- **AVAILABLE DATA**
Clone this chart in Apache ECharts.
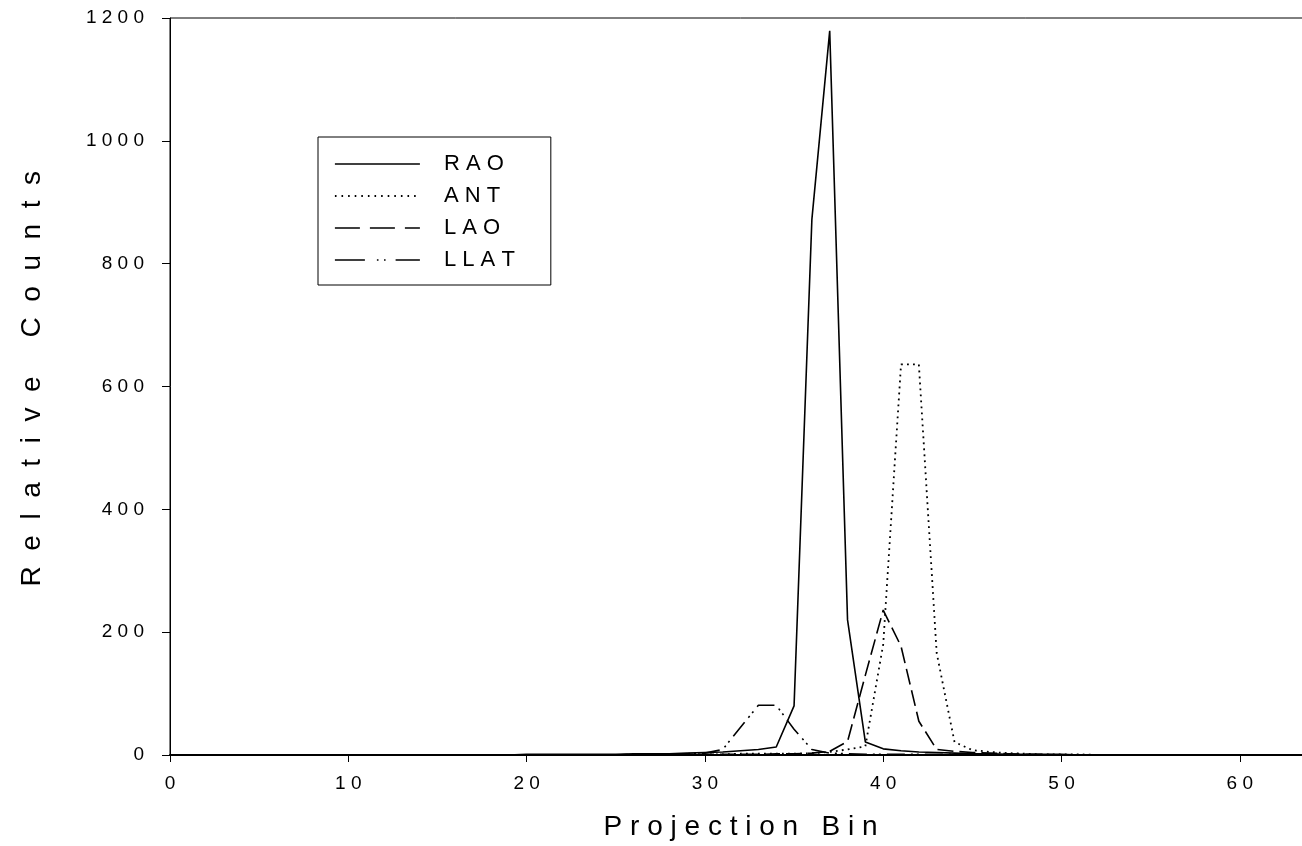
<!DOCTYPE html>
<html>
<head>
<meta charset="utf-8">
<script src="https://cdn.jsdelivr.net/npm/echarts@6/dist/echarts.min.js"></script>
<style>
  html, body { margin: 0; padding: 0; background: #fff; overflow: hidden; }
  #chart { width: 1320px; height: 846px; }
</style>
</head>
<body>
<div id="chart"></div>
<script>
// Projection bins (x) and relative counts per view
const bins = [0,1,2,3,4,5,6,7,8,9,10,11,12,13,14,15,16,17,18,19,20,21,22,23,24,25,26,27,28,29,30,31,
  32,33,34,35,36,37,38,39,40,41,42,43,44,45,46,47,48,49,50,51,52,53,54,55,56,57,58,59,60,61,62,63];

const rao = [0,0,0,0,0,0,0,0,0,0,0,0,0,0,0,0,0,0,0,0,1,1,1,1,1,1,2,2,2,3,4,5,
  7,9,13,80,872,1179,220,21,10,7,5,4,3,2,2,1,1,1,1,0,0,0,0,0,0,0,0,0,0,0,0,0];

const ant = [0,0,0,0,0,0,0,0,0,0,0,0,0,0,0,0,0,0,0,0,0,0,0,0,0,0,1,1,1,1,1,1,
  2,2,2,2,3,5,9,14,180,636,636,166,21,8,5,3,2,1,1,1,0,0,0,0,0,0,0,0,0,0,0,0];

const lao = [0,0,0,0,0,0,0,0,0,0,0,0,0,0,0,0,0,0,0,0,0,0,0,0,0,0,1,1,1,1,1,1,
  1,1,2,2,3,6,22,130,236,177,55,9,6,4,3,2,1,1,0,0,0,0,0,0,0,0,0,0,0,0,0,0];

const llat = [0,0,0,0,0,0,0,0,0,0,0,0,0,0,0,0,0,0,0,0,0,0,0,0,0,0,0,0,1,2,3,9,
  45,81,81,42,9,3,2,1,1,1,1,1,1,1,0,0,0,0,0,0,0,0,0,0,0,0,0,0,0,0,0,0];

const xTicks = { min: 0, max: 64, step: 10 };
const yTicks = { min: 0, max: 1200, step: 200 };

const FONT = '"Liberation Sans", Arial, sans-serif';

// wide-tracked lettering: n spaces between glyphs, a wider run between words
function spaced(s, n) {
  n = n || 1;
  const gap = ' '.repeat(n);
  return s.split(' ').map(w => w.split('').join(gap)).join(' '.repeat(n * 2 + 1));
}

function pairs(vals) { return vals.map((v, i) => [bins[i], v]); }

// dash patterns: on the plot, and the longer ones drawn in the key
const seriesDefs = [
  { name: 'RAO',  data: rao,  type: 'solid', key: 'solid', width: 1.6 },
  { name: 'ANT',  data: ant,  type: [1.8, 4.2], key: [1.6, 5], width: 1.8 },
  { name: 'LAO',  data: lao,  type: [16, 6], key: [25, 10], width: 1.6 },
  { name: 'LLAT', data: llat, type: [18, 6, 2, 4, 2, 6], key: [30, 12, 1.6, 5.5, 1.6, 10], width: 1.6 }
];

const chart = echarts.init(document.getElementById('chart'), null, { renderer: 'canvas' });

chart.setOption({
  animation: false,
  backgroundColor: '#fff',
  grid: {
    left: 170, top: 18, width: 64 * 17.83, height: 739,
    show: true, borderColor: '#000', borderWidth: 1, backgroundColor: 'transparent'
  },
  legend: {
    left: 318, top: 137,
    orient: 'vertical',
    backgroundColor: '#fff',
    borderColor: '#000', borderWidth: 1,
    padding: [16, 36, 14, 16],
    itemWidth: 85, itemHeight: 14, itemGap: 10,
    // line-only keys: the marker dot is made invisible
    itemStyle: { color: 'rgba(0,0,0,0)', borderWidth: 0, opacity: 0 },
    formatter: name => spaced(name),
    textStyle: { fontFamily: FONT, fontSize: 22, color: '#000', padding: [0, 0, 0, 19] },
    data: seriesDefs.map(s => ({
      name: s.name,
      lineStyle: { color: '#000', width: s.width, type: s.key }
    }))
  },
  xAxis: {
    type: 'value',
    min: xTicks.min, max: xTicks.max, interval: xTicks.step,
    name: spaced('Projection Bin'),
    nameLocation: 'middle', nameGap: 58,
    nameTextStyle: { fontFamily: FONT, fontSize: 28, color: '#000' },
    axisLine: { onZero: false, lineStyle: { color: '#000', width: 2 } },
    axisTick: { show: true, length: 7, lineStyle: { color: '#000', width: 1 } },
    axisLabel: {
      margin: 19, fontFamily: FONT, fontSize: 19, color: '#000',
      formatter: v => (v % 10 === 0 && v <= 60) ? spaced(String(v)) : ''
    },
    splitLine: { show: false }
  },
  yAxis: {
    type: 'value',
    min: yTicks.min, max: yTicks.max, interval: yTicks.step,
    name: '  ' + spaced('Relative Counts', 2),
    nameLocation: 'middle', nameGap: 124, nameRotate: 90,
    nameTextStyle: { fontFamily: FONT, fontSize: 28, color: '#000' },
    axisLine: { show: true, lineStyle: { color: '#000', width: 1 } },
    axisTick: { show: true, length: 8, lineStyle: { color: '#000', width: 1 } },
    axisLabel: {
      margin: 26, fontFamily: FONT, fontSize: 19, color: '#000',
      formatter: v => spaced(String(v))
    },
    splitLine: { show: false }
  },
  series: seriesDefs.map(s => ({
    name: s.name,
    type: 'line',
    data: pairs(s.data),
    symbol: 'none',
    showSymbol: false,
    smooth: false,
    clip: true,
    lineStyle: { color: '#000', width: s.width, type: s.type },
    itemStyle: { color: '#000' }
  }))
});
</script>
</body>
</html>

- **SHORT EXERCISE**
Restate the full listing verbatim and drop every picture.

- **ANSWER TO THIS EXERCISE**
Clone this chart in Apache ECharts.
<!DOCTYPE html>
<html>
<head>
<meta charset="utf-8">
<script src="https://cdn.jsdelivr.net/npm/echarts@6/dist/echarts.min.js"></script>
<style>
  html, body { margin: 0; padding: 0; background: #fff; overflow: hidden; }
  #chart { width: 1320px; height: 846px; }
</style>
</head>
<body>
<div id="chart"></div>
<script>
// Projection bins (x) and relative counts per view
const bins = [0,1,2,3,4,5,6,7,8,9,10,11,12,13,14,15,16,17,18,19,20,21,22,23,24,25,26,27,28,29,30,31,
  32,33,34,35,36,37,38,39,40,41,42,43,44,45,46,47,48,49,50,51,52,53,54,55,56,57,58,59,60,61,62,63];

const rao = [0,0,0,0,0,0,0,0,0,0,0,0,0,0,0,0,0,0,0,0,1,1,1,1,1,1,2,2,2,3,4,5,
  7,9,13,80,872,1179,220,21,10,7,5,4,3,2,2,1,1,1,1,0,0,0,0,0,0,0,0,0,0,0,0,0];

const ant = [0,0,0,0,0,0,0,0,0,0,0,0,0,0,0,0,0,0,0,0,0,0,0,0,0,0,1,1,1,1,1,1,
  2,2,2,2,3,5,9,14,180,636,636,166,21,8,5,3,2,1,1,1,0,0,0,0,0,0,0,0,0,0,0,0];

const lao = [0,0,0,0,0,0,0,0,0,0,0,0,0,0,0,0,0,0,0,0,0,0,0,0,0,0,1,1,1,1,1,1,
  1,1,2,2,3,6,22,130,236,177,55,9,6,4,3,2,1,1,0,0,0,0,0,0,0,0,0,0,0,0,0,0];

const llat = [0,0,0,0,0,0,0,0,0,0,0,0,0,0,0,0,0,0,0,0,0,0,0,0,0,0,0,0,1,2,3,9,
  45,81,81,42,9,3,2,1,1,1,1,1,1,1,0,0,0,0,0,0,0,0,0,0,0,0,0,0,0,0,0,0];

const xTicks = { min: 0, max: 64, step: 10 };
const yTicks = { min: 0, max: 1200, step: 200 };

const FONT = '"Liberation Sans", Arial, sans-serif';

// wide-tracked lettering: n spaces between glyphs, a wider run between words
function spaced(s, n) {
  n = n || 1;
  const gap = ' '.repeat(n);
  return s.split(' ').map(w => w.split('').join(gap)).join(' '.repeat(n * 2 + 1));
}

function pairs(vals) { return vals.map((v, i) => [bins[i], v]); }

// dash patterns: on the plot, and the longer ones drawn in the key
const seriesDefs = [
  { name: 'RAO',  data: rao,  type: 'solid', key: 'solid', width: 1.6 },
  { name: 'ANT',  data: ant,  type: [1.8, 4.2], key: [1.6, 5], width: 1.8 },
  { name: 'LAO',  data: lao,  type: [16, 6], key: [25, 10], width: 1.6 },
  { name: 'LLAT', data: llat, type: [18, 6, 2, 4, 2, 6], key: [30, 12, 1.6, 5.5, 1.6, 10], width: 1.6 }
];

const chart = echarts.init(document.getElementById('chart'), null, { renderer: 'canvas' });

chart.setOption({
  animation: false,
  backgroundColor: '#fff',
  grid: {
    left: 170, top: 18, width: 64 * 17.83, height: 739,
    show: true, borderColor: '#000', borderWidth: 1, backgroundColor: 'transparent'
  },
  legend: {
    left: 318, top: 137,
    orient: 'vertical',
    backgroundColor: '#fff',
    borderColor: '#000', borderWidth: 1,
    padding: [16, 36, 14, 16],
    itemWidth: 85, itemHeight: 14, itemGap: 10,
    // line-only keys: the marker dot is made invisible
    itemStyle: { color: 'rgba(0,0,0,0)', borderWidth: 0, opacity: 0 },
    formatter: name => spaced(name),
    textStyle: { fontFamily: FONT, fontSize: 22, color: '#000', padding: [0, 0, 0, 19] },
    data: seriesDefs.map(s => ({
      name: s.name,
      lineStyle: { color: '#000', width: s.width, type: s.key }
    }))
  },
  xAxis: {
    type: 'value',
    min: xTicks.min, max: xTicks.max, interval: xTicks.step,
    name: spaced('Projection Bin'),
    nameLocation: 'middle', nameGap: 58,
    nameTextStyle: { fontFamily: FONT, fontSize: 28, color: '#000' },
    axisLine: { onZero: false, lineStyle: { color: '#000', width: 2 } },
    axisTick: { show: true, length: 7, lineStyle: { color: '#000', width: 1 } },
    axisLabel: {
      margin: 19, fontFamily: FONT, fontSize: 19, color: '#000',
      formatter: v => (v % 10 === 0 && v <= 60) ? spaced(String(v)) : ''
    },
    splitLine: { show: false }
  },
  yAxis: {
    type: 'value',
    min: yTicks.min, max: yTicks.max, interval: yTicks.step,
    name: '  ' + spaced('Relative Counts', 2),
    nameLocation: 'middle', nameGap: 124, nameRotate: 90,
    nameTextStyle: { fontFamily: FONT, fontSize: 28, color: '#000' },
    axisLine: { show: true, lineStyle: { color: '#000', width: 1 } },
    axisTick: { show: true, length: 8, lineStyle: { color: '#000', width: 1 } },
    axisLabel: {
      margin: 26, fontFamily: FONT, fontSize: 19, color: '#000',
      formatter: v => spaced(String(v))
    },
    splitLine: { show: false }
  },
  series: seriesDefs.map(s => ({
    name: s.name,
    type: 'line',
    data: pairs(s.data),
    symbol: 'none',
    showSymbol: false,
    smooth: false,
    clip: true,
    lineStyle: { color: '#000', width: s.width, type: s.type },
    itemStyle: { color: '#000' }
  }))
});
</script>
</body>
</html>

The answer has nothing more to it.